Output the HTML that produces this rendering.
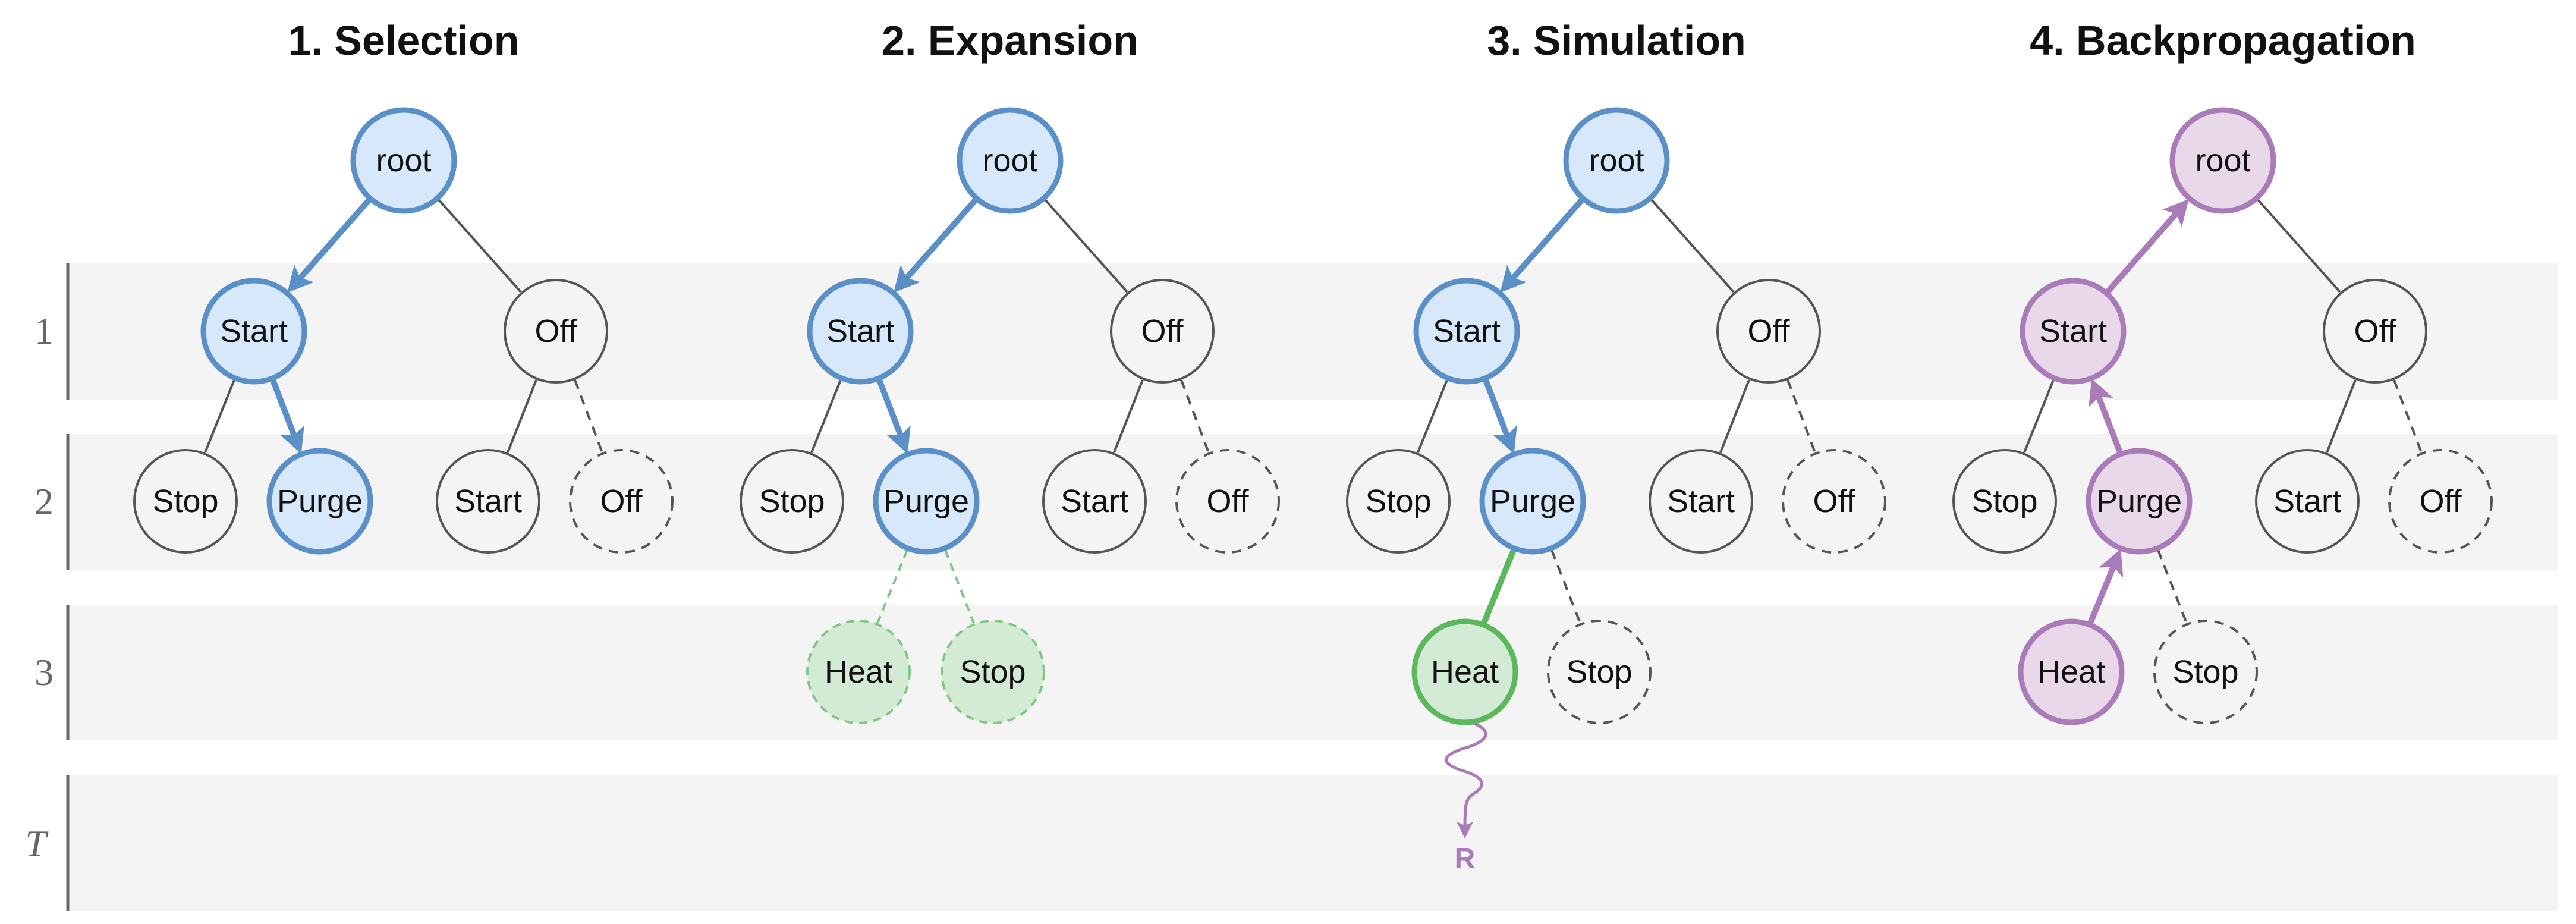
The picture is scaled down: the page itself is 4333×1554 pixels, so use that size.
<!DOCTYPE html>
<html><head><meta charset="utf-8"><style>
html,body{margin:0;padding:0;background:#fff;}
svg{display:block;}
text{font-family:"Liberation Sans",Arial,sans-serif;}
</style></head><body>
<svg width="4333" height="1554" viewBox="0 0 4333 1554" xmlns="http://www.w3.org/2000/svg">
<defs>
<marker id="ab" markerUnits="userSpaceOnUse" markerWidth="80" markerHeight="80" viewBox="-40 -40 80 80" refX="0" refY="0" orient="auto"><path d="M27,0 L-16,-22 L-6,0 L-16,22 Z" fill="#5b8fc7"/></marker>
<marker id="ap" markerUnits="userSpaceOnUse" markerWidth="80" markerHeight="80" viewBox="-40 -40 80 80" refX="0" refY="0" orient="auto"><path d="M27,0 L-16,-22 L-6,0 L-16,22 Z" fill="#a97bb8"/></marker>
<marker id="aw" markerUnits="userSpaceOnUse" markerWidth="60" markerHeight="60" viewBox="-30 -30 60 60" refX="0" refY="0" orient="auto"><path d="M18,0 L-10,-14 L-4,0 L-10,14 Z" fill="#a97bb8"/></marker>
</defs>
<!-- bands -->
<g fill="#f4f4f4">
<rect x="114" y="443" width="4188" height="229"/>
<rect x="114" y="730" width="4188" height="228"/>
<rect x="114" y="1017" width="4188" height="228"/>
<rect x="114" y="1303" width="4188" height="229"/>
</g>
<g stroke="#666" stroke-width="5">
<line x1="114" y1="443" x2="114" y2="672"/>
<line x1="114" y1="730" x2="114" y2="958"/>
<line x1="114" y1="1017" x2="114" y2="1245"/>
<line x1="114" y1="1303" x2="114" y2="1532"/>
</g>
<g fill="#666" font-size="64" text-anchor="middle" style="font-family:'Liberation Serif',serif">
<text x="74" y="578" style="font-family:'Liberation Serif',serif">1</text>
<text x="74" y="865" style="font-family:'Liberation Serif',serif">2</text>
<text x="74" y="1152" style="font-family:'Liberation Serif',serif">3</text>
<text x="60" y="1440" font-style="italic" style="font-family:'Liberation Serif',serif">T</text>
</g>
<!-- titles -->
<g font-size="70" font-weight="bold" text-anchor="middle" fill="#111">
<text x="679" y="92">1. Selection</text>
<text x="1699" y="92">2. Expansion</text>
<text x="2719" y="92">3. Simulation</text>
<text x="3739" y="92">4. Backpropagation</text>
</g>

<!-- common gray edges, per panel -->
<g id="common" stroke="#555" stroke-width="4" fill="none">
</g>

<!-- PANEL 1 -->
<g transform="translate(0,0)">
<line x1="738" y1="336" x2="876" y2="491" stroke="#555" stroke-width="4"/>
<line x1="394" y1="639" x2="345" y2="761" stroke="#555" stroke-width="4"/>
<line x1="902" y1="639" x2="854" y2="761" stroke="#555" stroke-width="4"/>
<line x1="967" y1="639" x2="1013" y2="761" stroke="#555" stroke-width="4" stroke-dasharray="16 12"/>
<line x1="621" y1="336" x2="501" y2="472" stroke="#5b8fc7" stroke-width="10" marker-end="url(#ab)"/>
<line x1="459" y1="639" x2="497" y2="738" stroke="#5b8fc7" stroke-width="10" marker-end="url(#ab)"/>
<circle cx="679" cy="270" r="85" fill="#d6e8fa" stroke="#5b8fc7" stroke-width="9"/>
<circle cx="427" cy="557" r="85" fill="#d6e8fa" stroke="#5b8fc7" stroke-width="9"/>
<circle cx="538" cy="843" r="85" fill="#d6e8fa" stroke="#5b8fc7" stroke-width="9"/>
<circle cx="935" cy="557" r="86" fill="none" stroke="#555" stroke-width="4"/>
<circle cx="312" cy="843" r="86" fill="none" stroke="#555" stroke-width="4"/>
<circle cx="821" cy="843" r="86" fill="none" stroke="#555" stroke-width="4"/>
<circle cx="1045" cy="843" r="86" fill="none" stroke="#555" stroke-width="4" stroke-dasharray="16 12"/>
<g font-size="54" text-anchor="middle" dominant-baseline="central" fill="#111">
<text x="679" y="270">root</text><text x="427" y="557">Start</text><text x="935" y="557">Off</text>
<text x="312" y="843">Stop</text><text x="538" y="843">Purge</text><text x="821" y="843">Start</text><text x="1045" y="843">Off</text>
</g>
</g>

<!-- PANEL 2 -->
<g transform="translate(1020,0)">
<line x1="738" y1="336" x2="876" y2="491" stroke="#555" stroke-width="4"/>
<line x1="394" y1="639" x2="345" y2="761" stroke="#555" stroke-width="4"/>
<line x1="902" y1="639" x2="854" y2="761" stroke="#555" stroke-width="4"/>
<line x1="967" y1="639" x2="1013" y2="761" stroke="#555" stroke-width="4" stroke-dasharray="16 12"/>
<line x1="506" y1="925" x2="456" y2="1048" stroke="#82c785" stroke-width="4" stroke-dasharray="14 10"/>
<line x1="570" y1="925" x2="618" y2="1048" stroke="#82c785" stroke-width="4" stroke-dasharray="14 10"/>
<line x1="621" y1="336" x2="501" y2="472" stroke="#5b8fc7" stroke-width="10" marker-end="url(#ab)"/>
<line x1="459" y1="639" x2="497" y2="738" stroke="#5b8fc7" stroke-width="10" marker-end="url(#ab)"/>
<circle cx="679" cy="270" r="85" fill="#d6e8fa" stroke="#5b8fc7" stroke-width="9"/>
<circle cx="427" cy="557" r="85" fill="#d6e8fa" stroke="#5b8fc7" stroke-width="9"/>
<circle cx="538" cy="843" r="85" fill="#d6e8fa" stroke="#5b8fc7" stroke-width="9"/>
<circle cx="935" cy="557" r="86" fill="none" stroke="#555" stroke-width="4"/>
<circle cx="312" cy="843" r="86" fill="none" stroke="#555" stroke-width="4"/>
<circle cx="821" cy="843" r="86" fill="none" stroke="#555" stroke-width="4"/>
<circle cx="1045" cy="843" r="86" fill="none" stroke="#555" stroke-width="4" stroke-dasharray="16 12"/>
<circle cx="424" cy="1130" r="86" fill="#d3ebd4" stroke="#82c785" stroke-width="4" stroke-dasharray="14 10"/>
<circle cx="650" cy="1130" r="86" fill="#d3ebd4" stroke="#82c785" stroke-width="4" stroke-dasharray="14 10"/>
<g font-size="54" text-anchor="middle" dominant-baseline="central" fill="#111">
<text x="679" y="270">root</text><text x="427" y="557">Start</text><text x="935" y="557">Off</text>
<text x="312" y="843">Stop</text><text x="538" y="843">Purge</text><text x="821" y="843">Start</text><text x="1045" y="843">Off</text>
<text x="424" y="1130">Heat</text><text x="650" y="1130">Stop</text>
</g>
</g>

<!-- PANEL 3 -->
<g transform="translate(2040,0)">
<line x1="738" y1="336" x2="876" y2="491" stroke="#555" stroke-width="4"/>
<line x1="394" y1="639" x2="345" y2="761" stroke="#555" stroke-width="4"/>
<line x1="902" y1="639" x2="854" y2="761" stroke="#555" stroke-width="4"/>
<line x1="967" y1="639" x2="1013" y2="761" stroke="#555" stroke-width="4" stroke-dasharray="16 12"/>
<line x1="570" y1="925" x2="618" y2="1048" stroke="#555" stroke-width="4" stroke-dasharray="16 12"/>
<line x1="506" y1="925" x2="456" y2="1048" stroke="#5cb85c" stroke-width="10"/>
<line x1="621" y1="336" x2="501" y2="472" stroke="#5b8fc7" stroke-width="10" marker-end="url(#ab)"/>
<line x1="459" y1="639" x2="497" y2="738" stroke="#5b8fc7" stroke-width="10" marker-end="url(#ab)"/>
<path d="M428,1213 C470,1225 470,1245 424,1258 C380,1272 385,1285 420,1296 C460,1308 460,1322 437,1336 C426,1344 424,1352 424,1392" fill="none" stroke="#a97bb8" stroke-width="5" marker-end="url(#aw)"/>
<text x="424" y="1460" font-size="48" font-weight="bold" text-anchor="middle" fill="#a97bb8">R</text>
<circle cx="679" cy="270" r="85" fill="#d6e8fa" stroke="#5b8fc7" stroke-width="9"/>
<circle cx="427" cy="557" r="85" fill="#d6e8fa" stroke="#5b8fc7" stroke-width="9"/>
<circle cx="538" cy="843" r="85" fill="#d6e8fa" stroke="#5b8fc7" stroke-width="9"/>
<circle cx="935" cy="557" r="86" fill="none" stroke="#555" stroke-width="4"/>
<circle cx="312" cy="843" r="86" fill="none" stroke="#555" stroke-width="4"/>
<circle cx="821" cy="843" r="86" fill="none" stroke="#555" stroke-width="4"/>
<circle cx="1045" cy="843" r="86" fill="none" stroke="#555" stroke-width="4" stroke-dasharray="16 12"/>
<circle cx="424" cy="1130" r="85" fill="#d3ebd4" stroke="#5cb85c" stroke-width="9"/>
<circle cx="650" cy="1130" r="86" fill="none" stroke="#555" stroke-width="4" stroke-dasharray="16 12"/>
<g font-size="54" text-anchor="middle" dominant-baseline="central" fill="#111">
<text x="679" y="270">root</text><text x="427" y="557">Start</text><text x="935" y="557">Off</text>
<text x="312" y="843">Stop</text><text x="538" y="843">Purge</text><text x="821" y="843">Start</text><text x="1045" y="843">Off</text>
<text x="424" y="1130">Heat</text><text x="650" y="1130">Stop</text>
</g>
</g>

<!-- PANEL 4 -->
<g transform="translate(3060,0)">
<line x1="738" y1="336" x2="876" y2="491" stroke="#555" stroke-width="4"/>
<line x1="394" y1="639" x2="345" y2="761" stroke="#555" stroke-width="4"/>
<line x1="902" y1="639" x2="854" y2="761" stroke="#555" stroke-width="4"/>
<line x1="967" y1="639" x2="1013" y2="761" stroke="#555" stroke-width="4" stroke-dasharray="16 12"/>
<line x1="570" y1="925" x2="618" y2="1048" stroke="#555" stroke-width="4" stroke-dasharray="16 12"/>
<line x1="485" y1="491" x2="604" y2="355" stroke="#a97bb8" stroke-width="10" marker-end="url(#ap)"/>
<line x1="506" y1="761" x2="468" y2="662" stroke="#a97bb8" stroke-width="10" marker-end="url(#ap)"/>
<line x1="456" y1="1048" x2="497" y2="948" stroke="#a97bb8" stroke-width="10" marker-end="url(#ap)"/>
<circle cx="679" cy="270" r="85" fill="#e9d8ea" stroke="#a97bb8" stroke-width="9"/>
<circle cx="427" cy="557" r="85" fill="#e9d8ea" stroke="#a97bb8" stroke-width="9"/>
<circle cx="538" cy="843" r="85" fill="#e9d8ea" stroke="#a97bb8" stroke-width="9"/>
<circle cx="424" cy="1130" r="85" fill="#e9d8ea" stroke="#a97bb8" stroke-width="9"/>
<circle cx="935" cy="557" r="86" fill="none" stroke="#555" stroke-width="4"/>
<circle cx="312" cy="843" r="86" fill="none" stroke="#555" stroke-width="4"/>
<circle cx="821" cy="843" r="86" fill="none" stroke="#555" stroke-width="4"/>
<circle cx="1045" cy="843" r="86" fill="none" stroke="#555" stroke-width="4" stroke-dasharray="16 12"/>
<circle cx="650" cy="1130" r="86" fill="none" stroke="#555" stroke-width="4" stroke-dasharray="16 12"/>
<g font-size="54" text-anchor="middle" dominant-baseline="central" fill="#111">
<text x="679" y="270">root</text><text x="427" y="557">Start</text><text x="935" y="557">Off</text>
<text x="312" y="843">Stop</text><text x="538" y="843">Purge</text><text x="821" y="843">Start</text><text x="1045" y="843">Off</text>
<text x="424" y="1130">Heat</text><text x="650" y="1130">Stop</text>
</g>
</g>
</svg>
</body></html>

************

**WHAT YOU WILL DO**
Collect each line holding the string "that".

**EXERCISE OUTPUT**
Output the HTML that produces this rendering.
The picture is scaled down: the page itself is 4333×1554 pixels, so use that size.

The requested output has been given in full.